▸ Written problem: Wherever the word "React" shows up in a line, please copy that line.

▸ Material provided:
-=-=-=-=-
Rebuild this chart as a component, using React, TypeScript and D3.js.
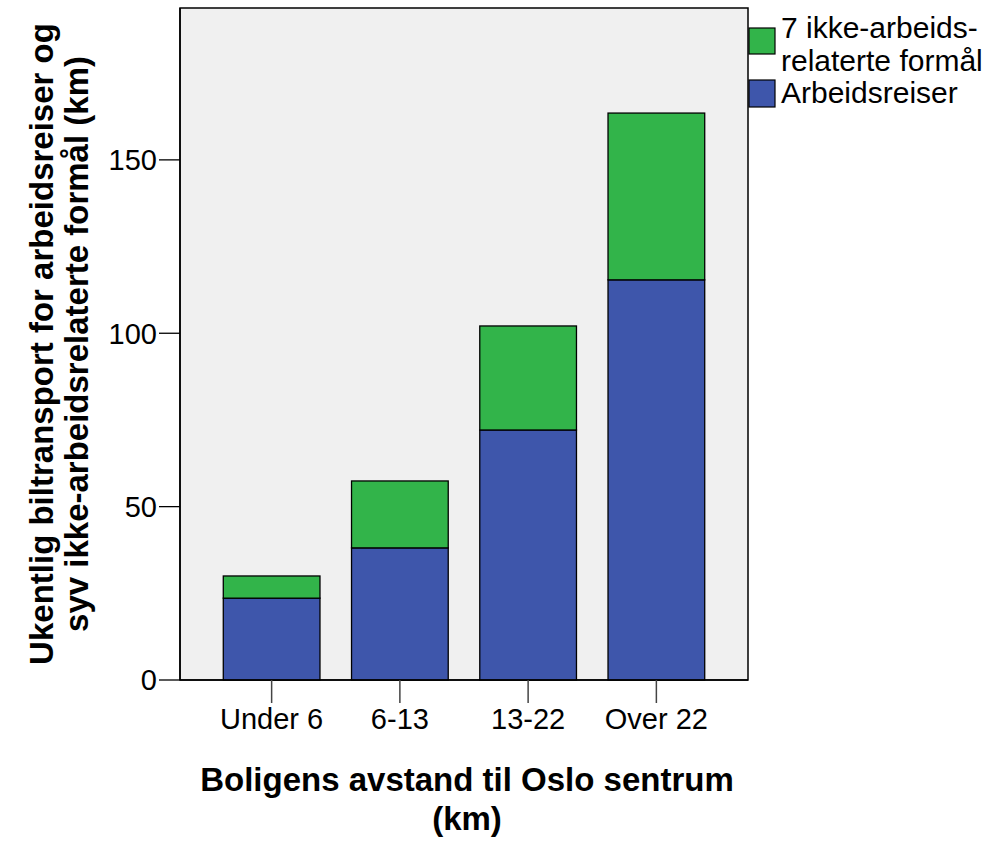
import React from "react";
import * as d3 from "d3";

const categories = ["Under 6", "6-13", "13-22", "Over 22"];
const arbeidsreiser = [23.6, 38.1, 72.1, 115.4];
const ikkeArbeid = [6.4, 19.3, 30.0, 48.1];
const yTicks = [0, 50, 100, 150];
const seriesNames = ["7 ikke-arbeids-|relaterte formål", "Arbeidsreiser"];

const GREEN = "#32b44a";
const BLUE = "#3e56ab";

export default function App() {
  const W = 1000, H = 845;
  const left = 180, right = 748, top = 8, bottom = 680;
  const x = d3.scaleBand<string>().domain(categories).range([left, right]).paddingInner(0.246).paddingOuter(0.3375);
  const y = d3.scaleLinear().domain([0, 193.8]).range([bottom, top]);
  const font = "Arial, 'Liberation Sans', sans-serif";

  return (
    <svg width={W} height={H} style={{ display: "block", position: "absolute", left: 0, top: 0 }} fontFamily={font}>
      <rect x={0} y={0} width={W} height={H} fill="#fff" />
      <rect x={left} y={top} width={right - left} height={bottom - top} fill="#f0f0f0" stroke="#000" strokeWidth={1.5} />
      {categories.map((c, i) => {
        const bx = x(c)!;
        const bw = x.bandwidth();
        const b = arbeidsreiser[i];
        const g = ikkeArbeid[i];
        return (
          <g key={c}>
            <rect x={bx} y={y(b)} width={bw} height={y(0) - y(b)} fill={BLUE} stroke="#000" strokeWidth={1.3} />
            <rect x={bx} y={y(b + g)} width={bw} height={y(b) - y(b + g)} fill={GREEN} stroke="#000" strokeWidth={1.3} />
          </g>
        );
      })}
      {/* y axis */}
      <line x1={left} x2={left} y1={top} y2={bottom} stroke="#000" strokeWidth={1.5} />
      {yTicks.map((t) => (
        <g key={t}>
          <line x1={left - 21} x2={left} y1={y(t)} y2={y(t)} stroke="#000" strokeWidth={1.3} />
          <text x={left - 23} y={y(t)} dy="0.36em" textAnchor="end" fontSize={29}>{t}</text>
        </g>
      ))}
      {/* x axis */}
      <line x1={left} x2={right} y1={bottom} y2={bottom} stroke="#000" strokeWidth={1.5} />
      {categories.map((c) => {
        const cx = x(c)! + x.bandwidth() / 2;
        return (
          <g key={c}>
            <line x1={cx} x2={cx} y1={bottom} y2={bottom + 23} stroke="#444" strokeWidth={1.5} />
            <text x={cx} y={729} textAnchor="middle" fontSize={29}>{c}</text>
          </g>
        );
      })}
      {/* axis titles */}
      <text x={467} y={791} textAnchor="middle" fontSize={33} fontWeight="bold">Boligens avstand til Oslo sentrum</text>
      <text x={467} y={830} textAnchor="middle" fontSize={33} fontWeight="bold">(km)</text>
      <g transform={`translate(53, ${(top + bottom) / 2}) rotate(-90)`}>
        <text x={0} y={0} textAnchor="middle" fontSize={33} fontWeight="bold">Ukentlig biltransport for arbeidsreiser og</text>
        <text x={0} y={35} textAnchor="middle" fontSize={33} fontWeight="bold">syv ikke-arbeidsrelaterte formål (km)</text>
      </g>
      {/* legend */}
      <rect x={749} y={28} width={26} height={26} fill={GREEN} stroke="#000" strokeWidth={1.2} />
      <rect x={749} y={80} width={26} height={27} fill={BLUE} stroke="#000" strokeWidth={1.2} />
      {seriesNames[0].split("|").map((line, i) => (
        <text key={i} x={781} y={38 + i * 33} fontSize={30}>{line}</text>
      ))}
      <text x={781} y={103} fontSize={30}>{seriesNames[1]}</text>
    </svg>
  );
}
-=-=-=-=-
▸ The response:
Rebuild this chart as a component, using React, TypeScript and D3.js.
import React from "react";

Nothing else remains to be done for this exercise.